Pire encore, la manière dont les programmes sont conçus peut contribuer à renforcer la division traditionnelle des tâches et des statuts entre les sexes. La prise en compte du genre dans les projets d’accès à l’eau et à l’assainissement s’est souvent limitée à une analyse de la contribution spécifique des femmes et aux bénéfices qu’elles pourraient attendre du projet dans le cadre du partage des rôles préexistant. De sorte que le maintien du statu quo en termes de partages des rôles, des ressources et du pouvoir était considéré comme allant de soi. On a cherché à impliquer les femmes dans la conception et la mise en œuvre des projets, mais trop souvent le type de participation ménagé pour les femmes reposait sur une perception de celles-ci comme n’ayant qu’un rôle « domestique » de consommation du service. Le besoin d’inclure les femmes à un niveau plus politique n’est pas ressenti.

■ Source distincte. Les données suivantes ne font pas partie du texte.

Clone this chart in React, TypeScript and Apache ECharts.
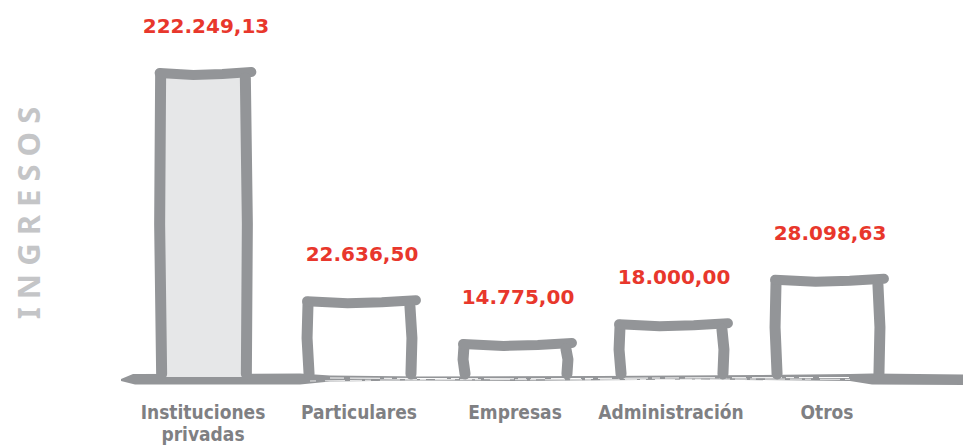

En dépit du rôle des femmes dans l’hygiène et l’assainissement au niveau des ménages, les programmes de construction de latrines reposant sur la constitution d’une couche de micro-entrepreneurs locaux, et donc incluant des opportunités de revenus pour certains habitants, sont souvent conçus et mis en œuvre sur la base de la présupposition erronée que seuls les hommes seront intéressés par les possibilités de formation ou d’accès au crédit associées. Le rôle de gestionnaires que remplissent pourtant de fait les femmes, et qui devrait les qualifier plus particulièrement pour développer des activités dans ce domaine, est le plus souvent ignoré.

L’une des causes fondamentales de ces limitations est que les concepteurs et promoteurs des programmes ne se rendent pas compte que les actions d’amélioration de l’approvisionnement en eau et de l’assainissement sont nécessairement des processus de changement social, qui requièrent donc de placer au centre de l’attention les femmes et les hommes comme usagers, acteurs et agents de changement. Souvent, la promotion de l’égalité et de l’équité entre les sexes peut être considérée comme le facteur crucial qui décide du succès ou non des initiatives ; c’est en tout cas la conclusion à laquelle sont parvenus Anil Agarwal et Sunita Narain dans leurs travaux sur les projets communautaires de récolte de l’eau de pluie en Inde. De même, les expériences de mise en œuvre des principes de l’assainissement écologique (c’est-à-dire la récupération des déchets humains et de leur usage comme fertilisants pour des cultures maraîchères (voir le texte "L’assainissement écologique") montrent que c’est la mobilisation des femmes qui permet de faire accepter et de mettre en œuvre ces solutions inhabituelles. Dans ce cas, elles sont doublement intéressées puisque ce sont aussi souvent les femmes qui ont en charge les cultures maraîchères domestiques qui assurent une partie de la subsistance des ménages, voire éventuellement des revenus monétaires si la production est suffisante pour être partiellement revendue.

SOURCE
 Carolyn Hannan et Ingvar Andersson, “Gender perspectives on water supply and sanitation : Towards a sustainable livelihoods and ecosystem-based approach to sanitation” (source partiellement reprise dans le texte). http://www.energyandenvironment.und...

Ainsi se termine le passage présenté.